Den drei lindblauen Erzengeln Gabriel, Raphael und Michael aber wuchern Geschwüre aus ihren Schulterblättern - Andeutungen von Flügeln, die eher behindernd als beschwingend wirken. "Kanon" hat Günter Unterburger seine Skulpturengruppe genannt, die in dem alten Gewölbe wie eine Reihe von Seitenaltären entlang eines Laufstegs arrangiert ist. Der Titel weist - ebenso wie die Namen der Figuren - den Weg in die katholische Frömmigkeit, die sich neben dem Glauben an Engel auch aus der Verehrung von Heiligen speist.

Und da diese Menschen ihren posthumen Status nicht selten durch Passionsgeschichten erwarben, denen die Faszination des Perversen anhaftet, wird man auch in der Nachschöpfung mit erschreckenden Details konfrontiert - wobei der 1959 in Oberbayern geborene und zum Holzbildhauer ausgebildete Künstler offenbar auch eigene Erfahrung einer fundamentalistischen Religiosität verhandelt.
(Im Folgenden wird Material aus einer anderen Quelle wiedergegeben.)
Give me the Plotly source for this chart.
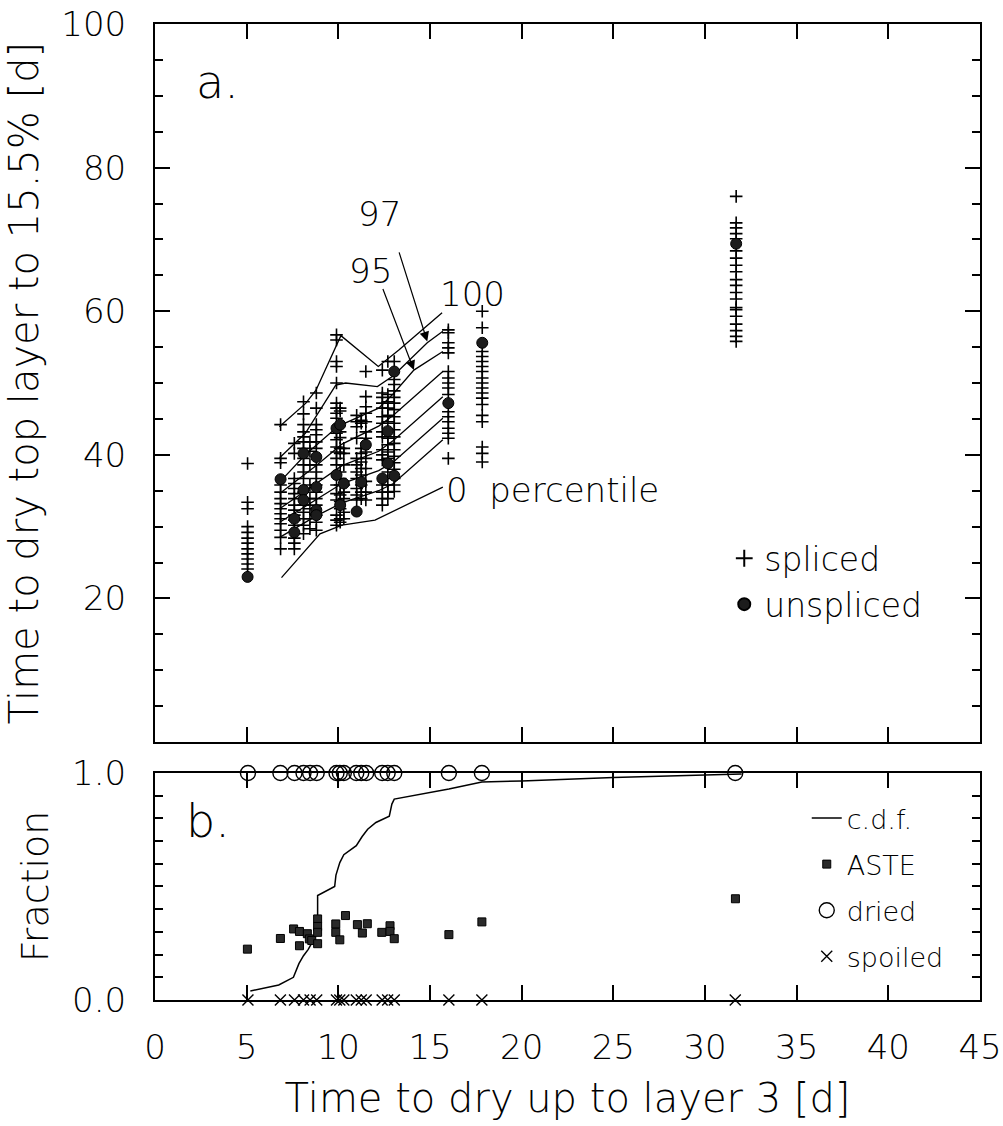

Das Erschreckende an seinen heutigen Heiligen aber ist ihre pubertierende Kindlichkeit: Der dunkelhäutige Mauritius oder der spielerisch als Superheld maskierte Georg stehen ebenso erkennbar an der Schwelle zum Teenager-Alter wie die mit einem Bärenkostüm verkleidete Ursula oder die verwachsene Cordula. So betont Unterburger die Unschuld, die als wichtiges Kriterium eines vorbildlichen Daseins gilt - und die der Anbetung der gequälten Kreatur eine besonders obszöne Note verleiht.

Verachtung des Diesseits

Tatsächlich ist es erschreckend, das Martyrium der Heiligen als Zeugnis unerschütterlichen Glaubens zu betrachten und damit Folter und Tod als Bekenntnis zu deuten - eine eher un- als übermenschliche Perspektive, die von der Verachtung des Diesseits zeugt. Es ist fraglos eine provokante Schau, die im Gästebuch heftig diskutiert wird - ein Spiel mit den Tabus, die aus gutem Grund auch über der Sexualität und dem Missbrauch von Kindern liegen. Eine unkritische Haltung zu seinem Gegenstand kann man dem Künstler allerdings nicht unterstellen, sein Problembewusstsein ist deutlich erkennbar. Ihre künstlerische Kraft aber gewinnt die Ausstellung durch das serielle Prinzip, das an die Legenda Aurea erinnert.

Wie in dieser mittelalterlichen Sammlung von Jacobus de Voragine sind auch bei Unterburger die Spielformen des Leidens versammelt - nicht zur Nachahmung, sondern als Mahnung an die Verletzlichkeit des Lebens.